The first object contains a data frame of the study data which uses flags to indication observations without any measurements at all. The second object contains a vector of two elements (1) the no. of observations showing unit missingness, and (2) the percentage of unit missingness.

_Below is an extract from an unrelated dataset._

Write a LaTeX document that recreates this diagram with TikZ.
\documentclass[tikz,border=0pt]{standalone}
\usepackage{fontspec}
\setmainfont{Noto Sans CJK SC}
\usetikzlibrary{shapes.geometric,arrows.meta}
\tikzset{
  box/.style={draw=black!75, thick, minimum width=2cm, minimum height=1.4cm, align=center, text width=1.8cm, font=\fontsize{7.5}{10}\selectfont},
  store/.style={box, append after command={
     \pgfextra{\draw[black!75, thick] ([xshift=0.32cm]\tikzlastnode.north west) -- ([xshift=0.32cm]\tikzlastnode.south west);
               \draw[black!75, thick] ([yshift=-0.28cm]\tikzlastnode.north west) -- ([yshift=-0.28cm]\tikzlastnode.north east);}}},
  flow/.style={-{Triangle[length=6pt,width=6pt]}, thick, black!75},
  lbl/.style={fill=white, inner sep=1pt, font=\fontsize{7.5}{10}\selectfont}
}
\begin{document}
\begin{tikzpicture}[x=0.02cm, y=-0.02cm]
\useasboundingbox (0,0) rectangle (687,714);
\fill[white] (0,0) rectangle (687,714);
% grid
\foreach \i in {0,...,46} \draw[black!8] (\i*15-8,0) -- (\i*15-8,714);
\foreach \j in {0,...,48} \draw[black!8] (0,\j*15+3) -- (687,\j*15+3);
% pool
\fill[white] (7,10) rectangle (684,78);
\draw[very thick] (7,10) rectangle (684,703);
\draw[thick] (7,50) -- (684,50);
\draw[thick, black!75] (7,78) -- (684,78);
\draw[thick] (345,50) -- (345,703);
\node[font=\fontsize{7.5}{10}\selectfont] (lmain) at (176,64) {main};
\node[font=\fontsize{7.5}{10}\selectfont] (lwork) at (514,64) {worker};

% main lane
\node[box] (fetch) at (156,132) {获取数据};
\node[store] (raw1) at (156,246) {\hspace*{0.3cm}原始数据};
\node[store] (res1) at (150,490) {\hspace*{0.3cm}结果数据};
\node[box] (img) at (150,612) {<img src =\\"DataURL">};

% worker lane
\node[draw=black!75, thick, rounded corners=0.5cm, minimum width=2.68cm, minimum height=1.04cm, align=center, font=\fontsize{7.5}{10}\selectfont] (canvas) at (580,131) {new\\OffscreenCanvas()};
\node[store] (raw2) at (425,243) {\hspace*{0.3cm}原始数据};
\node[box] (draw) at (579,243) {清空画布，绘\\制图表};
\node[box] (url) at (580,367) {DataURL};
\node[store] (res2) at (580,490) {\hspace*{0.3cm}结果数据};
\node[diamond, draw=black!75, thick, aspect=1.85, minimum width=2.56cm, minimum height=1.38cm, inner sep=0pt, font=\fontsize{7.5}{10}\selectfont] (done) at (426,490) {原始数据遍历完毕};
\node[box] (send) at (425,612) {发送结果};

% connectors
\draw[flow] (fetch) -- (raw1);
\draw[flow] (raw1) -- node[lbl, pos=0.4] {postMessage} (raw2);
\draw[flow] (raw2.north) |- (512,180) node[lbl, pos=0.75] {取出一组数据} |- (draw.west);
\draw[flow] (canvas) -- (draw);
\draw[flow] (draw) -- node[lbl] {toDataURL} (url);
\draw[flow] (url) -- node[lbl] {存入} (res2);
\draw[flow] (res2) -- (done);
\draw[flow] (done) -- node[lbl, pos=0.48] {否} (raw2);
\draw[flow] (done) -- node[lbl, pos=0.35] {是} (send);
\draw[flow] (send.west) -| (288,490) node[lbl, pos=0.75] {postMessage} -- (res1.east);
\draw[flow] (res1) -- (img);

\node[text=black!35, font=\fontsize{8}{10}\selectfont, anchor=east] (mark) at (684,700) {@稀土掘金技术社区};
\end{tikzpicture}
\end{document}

In this example of study data unit missingness is observed in n=60 observations which equals: 2% in this dataset.

Stratification

In case of e.g. multi-center studies unit missingness can be calculated using a discrete variable for stratification:

my_unit_missings2 <- com_unit_missingness(study_data  = sd1, 
                                          meta_data   = md1, 
                                          id_vars     = c("CENTER_0", "PSEUDO_ID"), 
                                          strata_vars = "CENTER_0", 
                                          label_col   = "LABEL")

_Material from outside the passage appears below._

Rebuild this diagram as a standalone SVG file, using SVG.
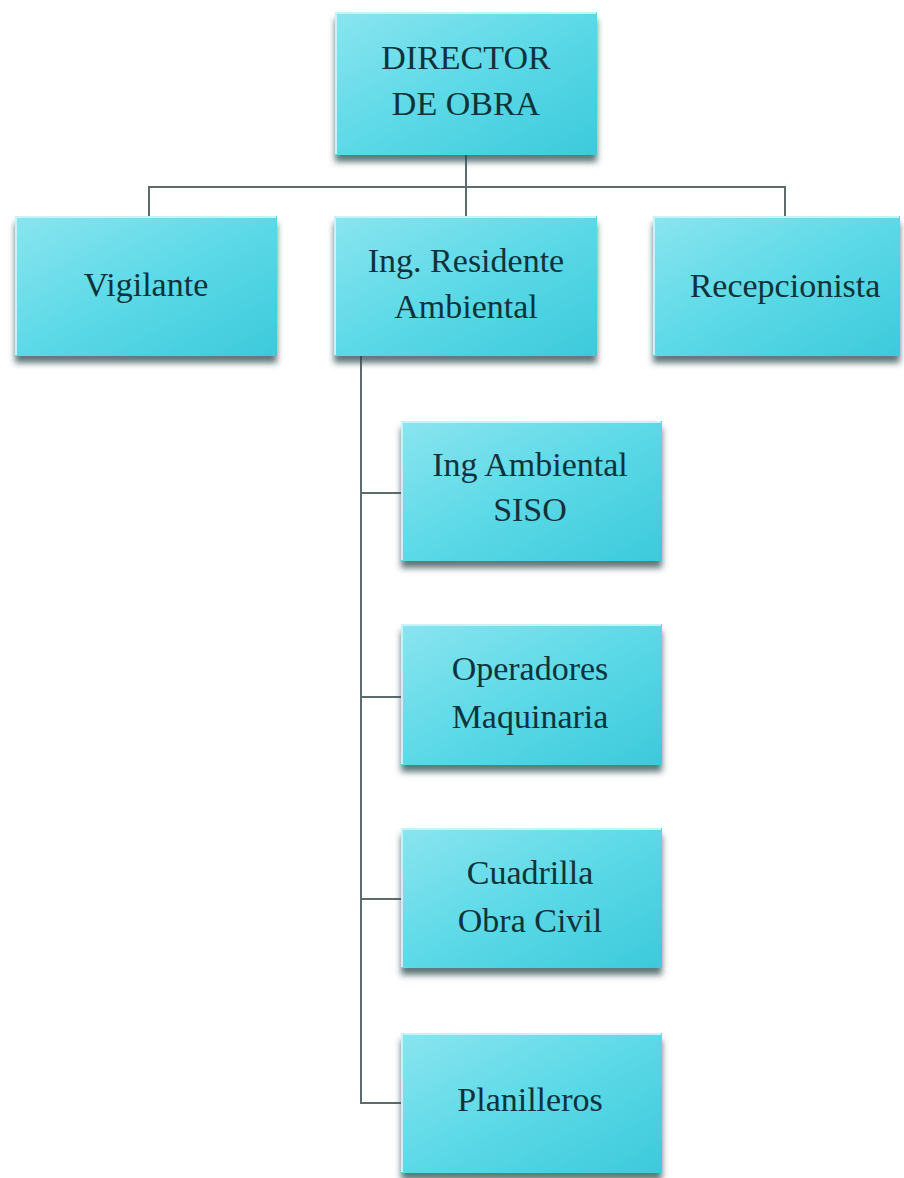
<svg xmlns="http://www.w3.org/2000/svg" width="904" height="1178" viewBox="0 0 904 1178">
  <defs>
    <linearGradient id="fill" x1="0" y1="0" x2="1" y2="1">
      <stop offset="0" stop-color="#8ae5ef"/>
      <stop offset="0.5" stop-color="#5cd9e7"/>
      <stop offset="1" stop-color="#3ccadb"/>
    </linearGradient>
    <filter id="shadow" x="-10%" y="-10%" width="120%" height="130%">
      <feDropShadow dx="0" dy="7" stdDeviation="3" flood-color="#25484d" flood-opacity="0.75"/>
    </filter>
  </defs>
  <style>
    .box { fill: url(#fill); filter: url(#shadow); }
    .edge { fill: none; stroke: #c6f3f8; stroke-width: 2; }
    .lbl { font-family: "Liberation Serif", "Times New Roman", serif; font-size: 34px; fill: #0f3339; text-anchor: middle; }
    .conn { fill: none; stroke: #5d6b6e; stroke-width: 2; }
  </style>
  <rect width="904" height="1178" fill="#ffffff"/>

  <g id="connectors">
    <path class="conn" d="M466 155 V216"/>
    <path class="conn" d="M149 216 V187 H785 V216"/>
    <path class="conn" d="M361 355 V1103 H401"/>
    <path class="conn" d="M361 493 H401"/>
    <path class="conn" d="M361 697 H401"/>
    <path class="conn" d="M361 899 H401"/>
  </g>

  <g id="director">
    <rect class="box" x="335" y="12" width="262" height="143"/>
    <path class="edge" d="M336 154 V13 H596"/>
    <text class="lbl" x="466" y="69">DIRECTOR</text>
    <text class="lbl" x="466" y="115">DE OBRA</text>
  </g>

  <g id="vigilante">
    <rect class="box" x="15" y="216" width="262" height="140"/>
    <path class="edge" d="M16 355 V217 H276"/>
    <text class="lbl" x="146" y="296">Vigilante</text>
  </g>

  <g id="residente">
    <rect class="box" x="334" y="216" width="263" height="140"/>
    <path class="edge" d="M335 355 V217 H596"/>
    <text class="lbl" x="466" y="272">Ing. Residente</text>
    <text class="lbl" x="466" y="318">Ambiental</text>
  </g>

  <g id="recepcionista">
    <rect class="box" x="653" y="216" width="247" height="140"/>
    <path class="edge" d="M654 355 V217 H899"/>
    <text class="lbl" x="785" y="297">Recepcionista</text>
  </g>

  <g id="ing-ambiental">
    <rect class="box" x="401" y="421" width="261" height="140"/>
    <path class="edge" d="M402 560 V422 H661"/>
    <text class="lbl" x="530" y="476">Ing Ambiental</text>
    <text class="lbl" x="530" y="521">SISO</text>
  </g>

  <g id="operadores">
    <rect class="box" x="401" y="624" width="261" height="141"/>
    <path class="edge" d="M402 764 V625 H661"/>
    <text class="lbl" x="530" y="680">Operadores</text>
    <text class="lbl" x="530" y="728">Maquinaria</text>
  </g>

  <g id="cuadrilla">
    <rect class="box" x="401" y="828" width="261" height="140"/>
    <path class="edge" d="M402 967 V829 H661"/>
    <text class="lbl" x="530" y="884">Cuadrilla</text>
    <text class="lbl" x="530" y="932">Obra Civil</text>
  </g>

  <g id="planilleros">
    <rect class="box" x="401" y="1033" width="261" height="140"/>
    <path class="edge" d="M402 1172 V1034 H661"/>
    <text class="lbl" x="530" y="1111">Planilleros</text>
  </g>
</svg>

provides an additional summary data frame that indicates unit missingness for each stratum.

CENTER_0 N_OBS N_UNIT_MISSINGS N_UNIT_MISSINGS_(%)
Berlin 617 15 2.43
Hamburg 581 11 1.89
Leipzig 593 9 1.52
Cologne 564 13 2.30
Munich 585 12 2.05

INTERPRETATION

This implementations calculates a crude rate of unit-missingness. This type of missingness may have several causes and is an important research outcome. For example, unit-nonresponse may be selective regarding the targeted study population or technical reasons such as record-linkage may cause unit-missingness.

It has to be discriminated form segment and item missingness, since different causes and mechanisms may be the reason for unit-missingness.

Concept relations

Kalton, G., and Kasprzyk, D. (1986). The treatment of missing survey data. Survey Methodology 12, 1–16.